Finally, I would like to briefly comment on my decisions regarding the structure of the book, as well as my personal motivation for writing it. The book has a rough chronological structure, though some chapters treat individual themes, such as Du Bois and the Black Lives Matter movement and his feminist thought, which incorporate different parts of his career and life. The second chapter opens with the birth of Du Bois and the conclusion of the book ends with his death. Most chapters begin with a brief biographical statement about the particular stage of Du Bois’s life where we find him, where he was living and working, and his vision of political struggle at that point in his career, drawing in particular on D. L. Lewis’s and Manning Marable’s exquisite biographies of Du Bois. As a man who described himself as “bone of the bone” and “flesh of the flesh” of the people living and striving behind the color line, Du Bois noted that the “veil” too fell over his own life and that of his family. 17His life provides some insight into his political thought, as he often reflected on his personal experiences to chart new directions in his research and activism. I therefore surmised that it would be helpful to include biographical information in an overview of his life and work. The inclusion of biographical information also meets the objective of the Black Lives series to represent the singular lives of powerful and neglected black thinkers.

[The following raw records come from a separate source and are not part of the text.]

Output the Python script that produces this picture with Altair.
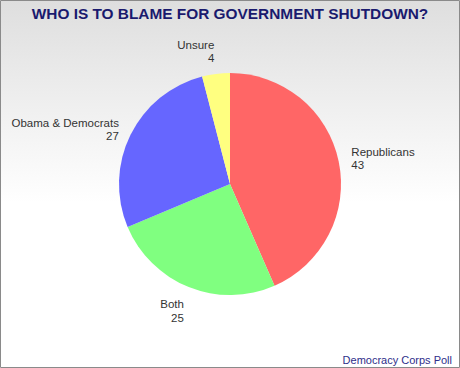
import altair as alt
import pandas as pd

categories = ["Republicans", "Both", "Obama & Democrats", "Unsure"]
values = [43, 25, 27, 4]
colors = ["#ff6666", "#80ff80", "#6666ff", "#ffff80"]
title_text = "WHO IS TO BLAME FOR GOVERNMENT SHUTDOWN?"
source_text = "Democracy Corps Poll"

W, H = 460, 368
CX, CY, R = 230, 184, 111
LABEL_R = 124

df = pd.DataFrame({"category": categories, "value": values, "order": list(range(len(categories)))})
one = pd.DataFrame({"k": [0]})

bg = alt.Chart(one).mark_rect(
    fill=alt.Gradient(
        gradient="linear", x1=0, y1=0, x2=0, y2=1,
        stops=[alt.GradientStop(color="#dedede", offset=0),
               alt.GradientStop(color="#ffffff", offset=0.55),
               alt.GradientStop(color="#ffffff", offset=1)],
    ),
    stroke="#8a8a8a", strokeWidth=1,
).encode(x=alt.value(0.5), x2=alt.value(W - 0.5), y=alt.value(0.5), y2=alt.value(H - 0.5))

pie = alt.Chart(df).mark_arc(outerRadius=R, stroke=None).encode(
    theta=alt.Theta("value:Q", stack=True),
    order=alt.Order("order:Q"),
    color=alt.Color("category:N", scale=alt.Scale(domain=categories, range=colors), legend=None),
    x=alt.value(CX), y=alt.value(CY),
)

base_lbl = alt.Chart(df).transform_joinaggregate(
    total="sum(value)"
).transform_window(
    cum="sum(value)", sort=[alt.SortField("order")], frame=[None, 0]
).transform_calculate(
    mid="(datum.cum - datum.value / 2) / datum.total",
    s="sin(2 * PI * datum.mid)",
    c="cos(2 * PI * datum.mid)",
    label="datum.category + '\\n' + datum.value",
)

def label_layer(expr, align, baseline, dy):
    return base_lbl.transform_filter(expr).mark_text(
        radius=LABEL_R, align=align, baseline=baseline, lineBreak="\n", dy=dy,
        font="Liberation Sans", fontSize=11.5, lineHeight=13.5, color="#333333",
    ).encode(
        theta=alt.Theta("mid:Q", stack=None, scale=alt.Scale(domain=[0, 1])),
        text="label:N",
        x=alt.value(CX), y=alt.value(CY),
    )

labels = [
    label_layer("abs(datum.s) >= 0.7 && datum.s >= 0", "left", "middle", -6),
    label_layer("abs(datum.s) >= 0.7 && datum.s < 0", "right", "middle", -5),
    label_layer("abs(datum.s) < 0.7 && datum.c >= 0 && datum.s >= 0", "left", "bottom", -10),
    label_layer("abs(datum.s) < 0.7 && datum.c >= 0 && datum.s < 0", "right", "bottom", -10),
    label_layer("abs(datum.s) < 0.7 && datum.c < 0 && datum.s >= 0", "left", "top", 0),
    label_layer("abs(datum.s) < 0.7 && datum.c < 0 && datum.s < 0", "right", "top", 0),
]

title = alt.Chart(one).mark_text(
    text=title_text, font="Liberation Sans", fontSize=15.4, fontWeight="bold",
    color="#1a1a6e", align="center", baseline="alphabetic",
).encode(x=alt.value(W / 2), y=alt.value(19))

source = alt.Chart(one).mark_text(
    text=source_text, font="Liberation Sans", fontSize=11,
    color="#2e2e8a", align="right", baseline="alphabetic",
).encode(x=alt.value(452), y=alt.value(364))

chart = alt.layer(bg, pie, *labels, title, source).resolve_scale(
    theta="independent"
).properties(
    width=W, height=H, padding=0, autosize=alt.AutoSizeParams(type="none")
).configure_view(stroke=None)

chart.save("out.html", embed_options={"renderer": "svg", "actions": False})
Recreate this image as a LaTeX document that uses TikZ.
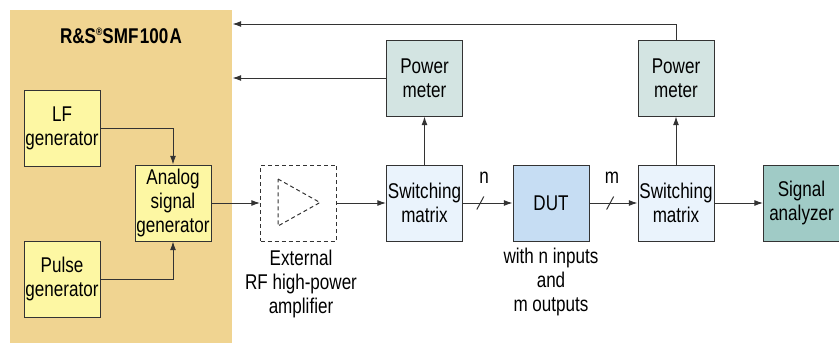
\documentclass[tikz,border=0pt]{standalone}
\usepackage{fontspec}
\setmainfont[FakeStretch=0.8]{Liberation Sans}
\usetikzlibrary{arrows.meta}
\definecolor{panelfill}{HTML}{F0D491}
\definecolor{genfill}{HTML}{FDF7A3}
\definecolor{meterfill}{HTML}{D3E4E2}
\definecolor{switchfill}{HTML}{EAF3FC}
\definecolor{dutfill}{HTML}{C6DDF3}
\definecolor{analyzerfill}{HTML}{A0CBC6}
\definecolor{linegray}{HTML}{333333}

\tikzset{every picture/.style={line width=0.75pt}}
\tikzset{
  blk/.style={draw=linegray, minimum width=57pt, minimum height=57pt, inner sep=0pt, align=center, font=\fontsize{16}{18}\selectfont},
  lbl/.style={inner sep=0.75pt, align=center, font=\fontsize{16}{18}\selectfont},
  conn/.style={draw=linegray, -{Latex[length=6.5pt,width=4.5pt]}}
}

\begin{document}
\begin{tikzpicture}[x=0.75pt,y=0.75pt,yscale=-1,xscale=1]
				\useasboundingbox (0,0) rectangle (839,343);
				
				%Shape: Rectangle [id:panel]
				\node (panel) [fill=panelfill, minimum width=166.5pt, minimum height=249.75pt, inner sep=0pt] at (121,176.5) {};
				% Text Node
				\node (title) [lbl, font=\fontsize{16}{18}\selectfont\bfseries] at (121,36) {R\&S\raisebox{0.7ex}{\fontsize{8}{8}\selectfont ®}SMF\kern1pt100\kern1pt A};
				
				%Blocks
				\node (lf) [blk, fill=genfill] at (62,128) {LF\\generator};
				\node (analog) [blk, fill=genfill] at (173,203) {Analog\\signal\\generator};
				\node (pulse) [blk, fill=genfill] at (62,279) {Pulse\\generator};
				\node (amp) [blk, dash pattern={on 3pt off 2.25pt}] at (298.5,203) {};
				\node (sma) [blk, fill=switchfill] at (424.5,203) {Switching\\matrix};
				\node (pma) [blk, fill=meterfill] at (424.5,78) {Power\\meter};
				\node (dut) [blk, fill=dutfill] at (551,203) {DUT};
				\node (smb) [blk, fill=switchfill] at (676,203) {Switching\\matrix};
				\node (pmb) [blk, fill=meterfill] at (676,78) {Power\\meter};
				\node (analyzer) [blk, fill=analyzerfill] at (801.5,203) {Signal\\analyzer};
				
				%Shape: Triangle [id:amptri]
				\draw [draw=linegray, dash pattern={on 3pt off 2.25pt}] (278,179) -- (320,202.5) -- (278,226) -- cycle ;
				
				% Text Node
				\node (amplbl) [lbl] at (301,284) {External\\RF high-power\\amplifier};
				% Text Node
				\node (dutlbl) [lbl] at (551,282) {with n inputs\\and\\m outputs};
				
				%Connectors
				\draw [conn] (lf.east) -| (analog.north) ;
				\draw [conn] (pulse.east) -| (analog.south) ;
				\draw [conn] (analog) -- (amp) ;
				\draw [conn] (amp) -- (sma) ;
				\draw [conn] (sma) -- node [pos=0.35] (slasha) {} (dut) ;
				\draw [conn] (dut) -- node [pos=0.43] (slashb) {} (smb) ;
				\draw [conn] (smb) -- (analyzer) ;
				\draw [conn] (sma) -- (pma) ;
				\draw [conn] (smb) -- (pmb) ;
				\draw [conn] (pma.west) -- (pma.west -| panel.east) ;
				\coordinate (bend) at (676,24) ;
				\draw [conn] (pmb.north) -- (bend) -- (bend -| panel.east) ;
				
				%Slashes
				\draw [draw=linegray] ([shift={(-3.5,6.5)}]slasha.center) -- ([shift={(3.5,-6.5)}]slasha.center) ;
				\draw [draw=linegray] ([shift={(-3.5,6.5)}]slashb.center) -- ([shift={(3.5,-6.5)}]slashb.center) ;
				% Text Node
				\node (nlbl) [lbl] at (484,178) {n};
				% Text Node
				\node (mlbl) [lbl] at (612,178) {m};
			\end{tikzpicture}
\end{document}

I take the subtitle of the book, The Lost and the Found , from the dedication that Du Bois wrote to his children in The Souls of Black Folk : “To Burghardt and Yolande, The Lost and the Found.” Du Bois’s firstborn son, Burghardt, died from diphtheria in Atlanta in 1899, “The Lost.” “I saw his breath beat quicker and quicker, pause, and then his little soul leapt like a star that travels in the night and left a world of darkness in its train.” 18A daughter, Yolande, was born the following year, “The Found.” The Du Bois family, however, never fully recovered from the loss of their firstborn. In chapter 11 of Souls , “On the Passing of the Firstborn,” Du Bois invites his reader to mourn the loss of his toddler with him, to join his family in its grief. Mourning is a sign of respect that is often denied to black children; and the loss of black life hardly bereaves a white-controlled world. The subtitle of the book is also a comment on the reception of Du Bois in academia and the American public. To suggest that Du Bois is the lost and the found is not just to foreground his life, work, and experience of the twentieth century. It is a call for the formation of new habits of judgment that realize his vision of a racially pluralistic democracy. In that sense, to “find” Du Bois is to learn to respect and esteem historically excluded groups and to move through the world from their perspective.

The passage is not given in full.